* Aim *
All the data should be repeated exactly. Any image in it is left out.

== Data shown ==

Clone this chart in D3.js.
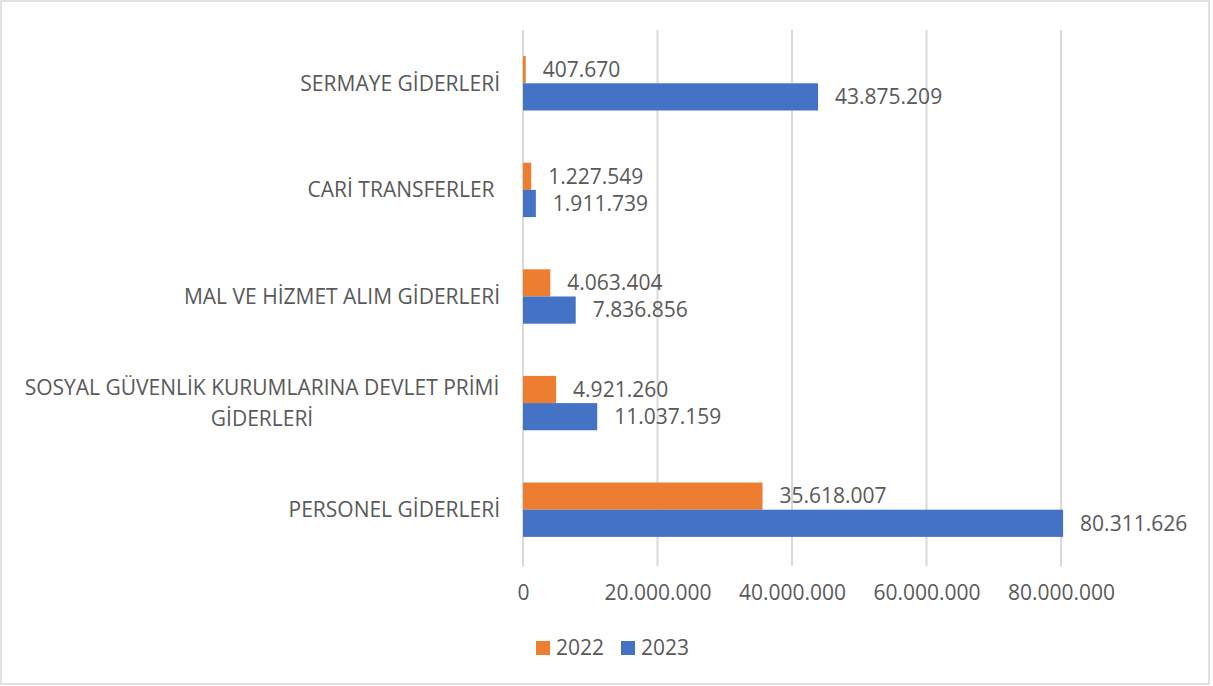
<!DOCTYPE html>
<html lang="tr">
<head>
    <meta charset="UTF-8">
    <script src="https://d3js.org/d3.v7.min.js"></script>
    <title>giderler</title>
    <style>
        body { margin: 0; background: #fff; }
        text { font-family: "Open Sans", sans-serif; fill: #595959; }
    </style>
</head>
<body>
    <script type="text/javascript">

// kategoriler yukaridan asagiya
var categories = ["SERMAYE GİDERLERİ", "CARİ TRANSFERLER ", "MAL VE HİZMET ALIM GİDERLERİ",
                  "SOSYAL GÜVENLİK KURUMLARINA DEVLET PRİMİ\nGİDERLERİ", "PERSONEL GİDERLERİ"];
var series = ["2022", "2023"];
var values2022 = [407670, 1227549, 4063404, 4921260, 35618007];
var values2023 = [43875209, 1911739, 7836856, 11037159, 80311626];
var xTicks = [0, 20000000, 40000000, 60000000, 80000000];
var colors = ["#ED7D31", "#4472C4"];

var width = 1213, height = 686;
var plotLeft = 523, plotRight = 1061, plotTop = 30, plotBottom = 563;
var fs = "21px";

var tr = d3.formatLocale({decimal: ",", thousands: ".", grouping: [3], currency: ["", ""]});
var fmt = tr.format(",d");

var svg = d3.select("body").append("svg").attr("width", width).attr("height", height);

svg.append("rect").attr("x", 1).attr("y", 1).attr("width", 1208).attr("height", 683)
    .attr("fill", "#fff").attr("stroke", "#d9d9d9").attr("stroke-width", 1.5);

var x = d3.scaleLinear().domain([0, 80000000]).range([plotLeft, plotRight]);
var y = d3.scaleBand().domain(categories).range([plotTop, plotBottom]).paddingInner(0.49).paddingOuter(0.245);
var ySub = d3.scaleBand().domain(series).range([0, y.bandwidth()]);

// grid
svg.append("g").selectAll("line").data(xTicks).enter().append("line")
    .attr("x1", function(d) { return x(d); }).attr("x2", function(d) { return x(d); })
    .attr("y1", plotTop).attr("y2", plotBottom + 3)
    .attr("stroke", "#d9d9d9").attr("stroke-width", 2);

var xAxis = d3.axisBottom(x).tickValues(xTicks).tickFormat(function(d) { return d === 0 ? "0" : fmt(d); }).tickSize(0).tickPadding(0);
var gx = svg.append("g").attr("transform", "translate(0," + 593 + ")").call(xAxis);
gx.select(".domain").remove();
gx.selectAll("text").attr("font-size", fs).attr("y", 0).attr("dy", "0.35em")
    .style("font-family", "Open Sans").attr("fill", "#595959");

// category labels
var catG = svg.append("g");
categories.forEach(function(c) {
    var lines = c.split("\n");
    var cy = y(c) + y.bandwidth() / 2;
    var t = catG.append("text").attr("font-size", fs).style("white-space", "pre")
        .attr("text-anchor", lines.length > 1 ? "middle" : "end");
    var lh = 31;
    lines.forEach(function(l, i) {
        t.append("tspan")
            .attr("x", lines.length > 1 ? 262 : 500)
            .attr("y", cy + (i - (lines.length - 1) / 2) * lh)
            .attr("dy", "0.35em")
            .text(l);
    });
});

var data = [values2022, values2023];
series.forEach(function(s, si) {
    var g = svg.append("g");
    g.selectAll("rect").data(data[si]).enter().append("rect")
        .attr("x", x(0))
        .attr("y", function(d, i) { return y(categories[i]) + ySub(s); })
        .attr("width", function(d) { return x(d) - x(0); })
        .attr("height", ySub.bandwidth())
        .attr("fill", colors[si]);
    g.selectAll("text").data(data[si]).enter().append("text")
        .attr("x", function(d) { return x(d) + 17; })
        .attr("y", function(d, i) { return y(categories[i]) + ySub(s) + ySub.bandwidth() / 2; })
        .attr("dy", "0.35em")
        .attr("font-size", fs)
        .text(function(d) { return fmt(d); });
});

// legend
var leg = svg.append("g");
var legX = [536, 621];
series.forEach(function(s, i) {
    leg.append("rect").attr("x", legX[i]).attr("y", 641).attr("width", 14).attr("height", 14).attr("fill", colors[i]);
    leg.append("text").attr("x", legX[i] + 20).attr("y", 648).attr("dy", "0.35em")
        .attr("font-size", fs).text(s);
});

    </script>
</body>
</html>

===

* Response to the task *
Clone this chart in D3.js.
<!DOCTYPE html>
<html lang="tr">
<head>
    <meta charset="UTF-8">
    <script src="https://d3js.org/d3.v7.min.js"></script>
    <title>giderler</title>
    <style>
        body { margin: 0; background: #fff; }
        text { font-family: "Open Sans", sans-serif; fill: #595959; }
    </style>
</head>
<body>
    <script type="text/javascript">

// kategoriler yukaridan asagiya
var categories = ["SERMAYE GİDERLERİ", "CARİ TRANSFERLER ", "MAL VE HİZMET ALIM GİDERLERİ",
                  "SOSYAL GÜVENLİK KURUMLARINA DEVLET PRİMİ\nGİDERLERİ", "PERSONEL GİDERLERİ"];
var series = ["2022", "2023"];
var values2022 = [407670, 1227549, 4063404, 4921260, 35618007];
var values2023 = [43875209, 1911739, 7836856, 11037159, 80311626];
var xTicks = [0, 20000000, 40000000, 60000000, 80000000];
var colors = ["#ED7D31", "#4472C4"];

var width = 1213, height = 686;
var plotLeft = 523, plotRight = 1061, plotTop = 30, plotBottom = 563;
var fs = "21px";

var tr = d3.formatLocale({decimal: ",", thousands: ".", grouping: [3], currency: ["", ""]});
var fmt = tr.format(",d");

var svg = d3.select("body").append("svg").attr("width", width).attr("height", height);

svg.append("rect").attr("x", 1).attr("y", 1).attr("width", 1208).attr("height", 683)
    .attr("fill", "#fff").attr("stroke", "#d9d9d9").attr("stroke-width", 1.5);

var x = d3.scaleLinear().domain([0, 80000000]).range([plotLeft, plotRight]);
var y = d3.scaleBand().domain(categories).range([plotTop, plotBottom]).paddingInner(0.49).paddingOuter(0.245);
var ySub = d3.scaleBand().domain(series).range([0, y.bandwidth()]);

// grid
svg.append("g").selectAll("line").data(xTicks).enter().append("line")
    .attr("x1", function(d) { return x(d); }).attr("x2", function(d) { return x(d); })
    .attr("y1", plotTop).attr("y2", plotBottom + 3)
    .attr("stroke", "#d9d9d9").attr("stroke-width", 2);

var xAxis = d3.axisBottom(x).tickValues(xTicks).tickFormat(function(d) { return d === 0 ? "0" : fmt(d); }).tickSize(0).tickPadding(0);
var gx = svg.append("g").attr("transform", "translate(0," + 593 + ")").call(xAxis);
gx.select(".domain").remove();
gx.selectAll("text").attr("font-size", fs).attr("y", 0).attr("dy", "0.35em")
    .style("font-family", "Open Sans").attr("fill", "#595959");

// category labels
var catG = svg.append("g");
categories.forEach(function(c) {
    var lines = c.split("\n");
    var cy = y(c) + y.bandwidth() / 2;
    var t = catG.append("text").attr("font-size", fs).style("white-space", "pre")
        .attr("text-anchor", lines.length > 1 ? "middle" : "end");
    var lh = 31;
    lines.forEach(function(l, i) {
        t.append("tspan")
            .attr("x", lines.length > 1 ? 262 : 500)
            .attr("y", cy + (i - (lines.length - 1) / 2) * lh)
            .attr("dy", "0.35em")
            .text(l);
    });
});

var data = [values2022, values2023];
series.forEach(function(s, si) {
    var g = svg.append("g");
    g.selectAll("rect").data(data[si]).enter().append("rect")
        .attr("x", x(0))
        .attr("y", function(d, i) { return y(categories[i]) + ySub(s); })
        .attr("width", function(d) { return x(d) - x(0); })
        .attr("height", ySub.bandwidth())
        .attr("fill", colors[si]);
    g.selectAll("text").data(data[si]).enter().append("text")
        .attr("x", function(d) { return x(d) + 17; })
        .attr("y", function(d, i) { return y(categories[i]) + ySub(s) + ySub.bandwidth() / 2; })
        .attr("dy", "0.35em")
        .attr("font-size", fs)
        .text(function(d) { return fmt(d); });
});

// legend
var leg = svg.append("g");
var legX = [536, 621];
series.forEach(function(s, i) {
    leg.append("rect").attr("x", legX[i]).attr("y", 641).attr("width", 14).attr("height", 14).attr("fill", colors[i]);
    leg.append("text").attr("x", legX[i] + 20).attr("y", 648).attr("dy", "0.35em")
        .attr("font-size", fs).text(s);
});

    </script>
</body>
</html>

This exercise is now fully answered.